Life is a fountain

This is David Schmidtz on The Meanings of Life

In Philosophical Explanations, Nozick says the question of life’s meaning is so important to us and leaves us feeling so vulnerable that,

we camouflage our vulnerability with jokes about seeking for the meaning or purpose of life: A person travels for many days to the Himalayas to seek the word of an Indian holy man meditating in an isolated cave. Tired from his journey, but eager and expectant that his quest is about to reach fulfillment, he asks the sage, “What is the meaning of life?” After a long pause, the sage opens his eyes and says, “Life is a fountain.” “What do you mean life is a fountain?” barks the questioner. “I have just traveled thousands of miles to hear your words, and all you have to tell me is that? That’s ridiculous.” The sage then looks up from the floor of the cave and says, “You mean it’s not a fountain?”

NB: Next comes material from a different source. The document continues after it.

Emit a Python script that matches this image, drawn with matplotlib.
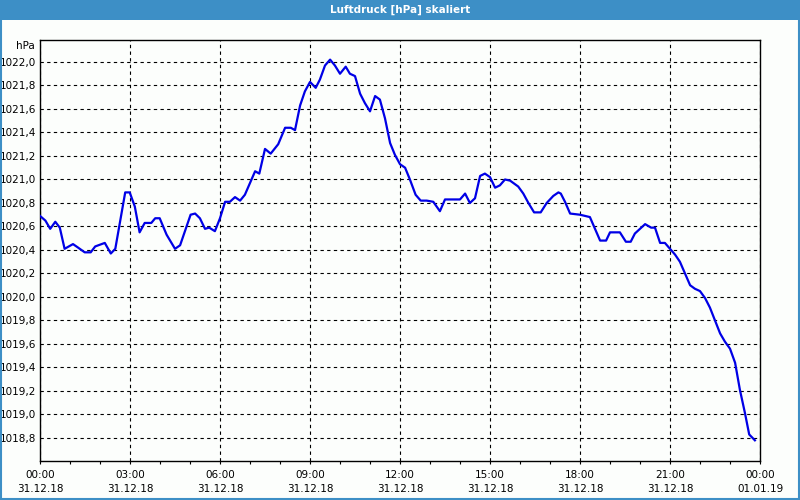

In a variant of the story, he replies, “So it’s not a fountain.” The sage feels none of the angst that led the seeker to the cave. So, who’s missing something: sage or seeker? The story suggests a contrast of attitudes. I’ll call them Existentialist and Zen, meaning only to gesture at the traditions these names evoke. The Existentialist attitude is that life’s meaning, or lack thereof, is of momentous import. We seek meaning. If we don’t get it, we choose between stoicism and despair. The Zen attitude is that meaning isn’t something to be sought. Meaning comes to us, or not. If it comes, we accept it. If not, we accept that too. To some degree, we choose how much meaning we need. Perhaps the sage achieves peace by learning not to need meaning. Perhaps that’s what we’re meant to learn from the sage’s seemingly meaningless remark that life is a fountain.

The Existentialist insight, in part, is that meaning is something we give to life. We do not find meaning so much as throw ourselves at it. The Zen insight, in part, is that worrying about meaning may itself make life less meaningful than it might have been. Part of the virtue of the Zen attitude lies in learning to not need to be busy: learning there is joy and meaning and peace in simply being mindful, not needing to change or be changed. Let the moment mean what it will.